THE PROBLEM:
In the lines below, output everything from the first line through the line containing "from bokeh.resources import INLINE" exactly as it is. Pictures are not part of the output.

SOURCE DATA:
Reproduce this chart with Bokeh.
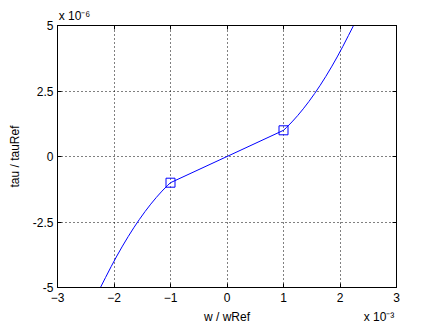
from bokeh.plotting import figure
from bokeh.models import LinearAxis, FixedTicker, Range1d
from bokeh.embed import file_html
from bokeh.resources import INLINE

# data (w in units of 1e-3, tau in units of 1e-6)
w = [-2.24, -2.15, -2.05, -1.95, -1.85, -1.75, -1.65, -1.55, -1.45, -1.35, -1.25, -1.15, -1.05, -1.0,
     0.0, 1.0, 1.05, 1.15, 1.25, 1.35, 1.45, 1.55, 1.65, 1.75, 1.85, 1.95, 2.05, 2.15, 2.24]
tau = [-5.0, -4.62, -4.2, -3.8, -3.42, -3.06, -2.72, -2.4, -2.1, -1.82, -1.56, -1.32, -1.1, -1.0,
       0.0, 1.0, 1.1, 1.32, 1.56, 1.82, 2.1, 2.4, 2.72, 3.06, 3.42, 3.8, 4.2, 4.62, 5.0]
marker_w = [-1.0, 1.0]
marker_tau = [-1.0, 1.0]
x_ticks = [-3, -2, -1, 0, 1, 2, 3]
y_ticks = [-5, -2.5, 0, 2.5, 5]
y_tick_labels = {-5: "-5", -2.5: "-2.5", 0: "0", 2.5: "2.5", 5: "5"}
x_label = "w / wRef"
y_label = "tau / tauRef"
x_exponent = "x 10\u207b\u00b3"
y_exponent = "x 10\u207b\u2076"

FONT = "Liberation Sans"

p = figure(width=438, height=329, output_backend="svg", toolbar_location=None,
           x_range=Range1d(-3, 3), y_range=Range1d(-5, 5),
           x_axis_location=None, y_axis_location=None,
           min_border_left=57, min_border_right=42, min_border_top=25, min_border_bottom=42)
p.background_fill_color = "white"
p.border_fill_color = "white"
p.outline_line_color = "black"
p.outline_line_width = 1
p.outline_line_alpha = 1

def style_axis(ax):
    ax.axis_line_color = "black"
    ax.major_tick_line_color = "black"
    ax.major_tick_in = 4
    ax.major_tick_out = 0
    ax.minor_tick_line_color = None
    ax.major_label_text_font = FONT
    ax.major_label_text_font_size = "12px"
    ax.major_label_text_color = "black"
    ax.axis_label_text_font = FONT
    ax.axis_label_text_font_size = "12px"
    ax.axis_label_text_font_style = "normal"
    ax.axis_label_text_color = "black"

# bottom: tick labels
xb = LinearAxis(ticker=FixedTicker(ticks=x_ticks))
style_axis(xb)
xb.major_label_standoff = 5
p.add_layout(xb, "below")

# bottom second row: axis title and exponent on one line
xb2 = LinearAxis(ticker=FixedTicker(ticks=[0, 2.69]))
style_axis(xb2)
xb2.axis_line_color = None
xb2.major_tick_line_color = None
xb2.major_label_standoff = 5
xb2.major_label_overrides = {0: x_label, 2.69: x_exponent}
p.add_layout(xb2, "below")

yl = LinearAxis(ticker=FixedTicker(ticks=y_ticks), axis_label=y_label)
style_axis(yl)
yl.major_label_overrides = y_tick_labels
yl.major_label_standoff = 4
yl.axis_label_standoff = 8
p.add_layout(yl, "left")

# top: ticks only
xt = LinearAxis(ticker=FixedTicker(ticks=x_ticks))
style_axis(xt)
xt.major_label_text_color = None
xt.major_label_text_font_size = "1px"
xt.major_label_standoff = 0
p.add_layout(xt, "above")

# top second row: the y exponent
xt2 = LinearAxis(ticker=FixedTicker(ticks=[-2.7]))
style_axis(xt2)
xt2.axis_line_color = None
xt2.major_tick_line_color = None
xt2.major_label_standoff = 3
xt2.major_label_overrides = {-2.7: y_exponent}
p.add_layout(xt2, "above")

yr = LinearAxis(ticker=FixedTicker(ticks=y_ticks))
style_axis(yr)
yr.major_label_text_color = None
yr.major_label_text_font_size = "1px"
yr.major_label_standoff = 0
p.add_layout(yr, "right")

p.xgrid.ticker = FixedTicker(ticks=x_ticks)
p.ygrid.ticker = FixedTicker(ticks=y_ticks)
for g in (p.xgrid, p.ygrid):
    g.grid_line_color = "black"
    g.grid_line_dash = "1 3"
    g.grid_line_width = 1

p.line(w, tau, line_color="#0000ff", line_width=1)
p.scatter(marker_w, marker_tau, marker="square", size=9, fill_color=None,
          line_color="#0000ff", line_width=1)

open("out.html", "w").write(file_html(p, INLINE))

EXERCISE RESPONSE:
Reproduce this chart with Bokeh.
from bokeh.plotting import figure
from bokeh.models import LinearAxis, FixedTicker, Range1d
from bokeh.embed import file_html
from bokeh.resources import INLINE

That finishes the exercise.